Solo perché il mondo gira da una certa parte non significa che bisogni uniformarsi”, afferma Martina, dichiarandosi fermamente contrario alla “omologazione del modello agricolo italiano”.
Il tema del latte in polvere colpisce l’attenzione anche del ministero dell’Ambiente. “Agricoltura di qualità – evidenzia Galletti - significa presidio e salvaguardia del territorio, perché più la vostra attività è di qualità e più si salvaguarda ambiente”.

Battaglia da Alleanza delle Cooperative
Giorgio Mercuri, presidente dell’Alleanza delle cooperative agroalimentari, suona la carica.

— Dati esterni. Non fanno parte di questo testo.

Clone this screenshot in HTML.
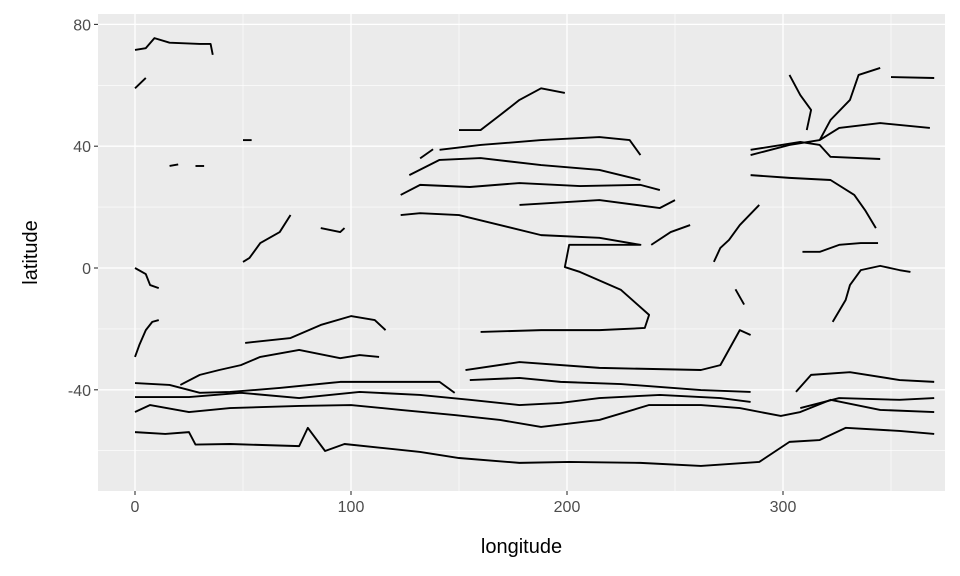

Nessuna mediazione con Bruxelles - dice - Il nostro governo si schieri compatto senza alcun indietreggiamento a difesa della normativa nazionale che finora ha sempre vietato in Italia l’utilizzo di latte in polvere per la produzione di formaggi e derivati. È una battaglia che ci aspettiamo venga combattuta fianco a fianco dai ministri dell’Agricoltura e dell’Industria, oltre che da tutto il governo italiano che non può non scendere in campo per la difesa del made in Italy”.
La difesa della qualità è una missione irrinunciabile per il made in Italy. “La cooperazione lattiero casearia italiana da sempre valorizza il latte dei propri associati, una buona metà del quale viene utilizzata per la produzione delle grandi Dop – osserva -. Per tali produzioni a denominazione si continuerà ovviamente, come previsto dai rigorosi disciplinari, ad utilizzare esclusivamente latte italiano. Ma per tutte le altre produzioni casearie, l’Europa vorrebbe ora che l’Italia rinunciasse alla sua legge nel nome di non si sa bene quale principio di libera circolazione delle merci”.
Non va bene. Anzi. “Dobbiamo esigere da Bruxelles precise garanzie sulla tutela della qualità dei prodotti e sulla corretta informazione ai consumatori – chiosa Mercuri - attraverso l’obbligo di indicazioni in etichetta sulla presenza di latte in polvere nei prodotti caseari. Tale indicazione dovrà essere resa obbligatoria anche per quei prodotti a base di latte in polvere che vengono fatti all’estero e venduti nel nostro mercato e che non contengono alcuna informazione in merito”.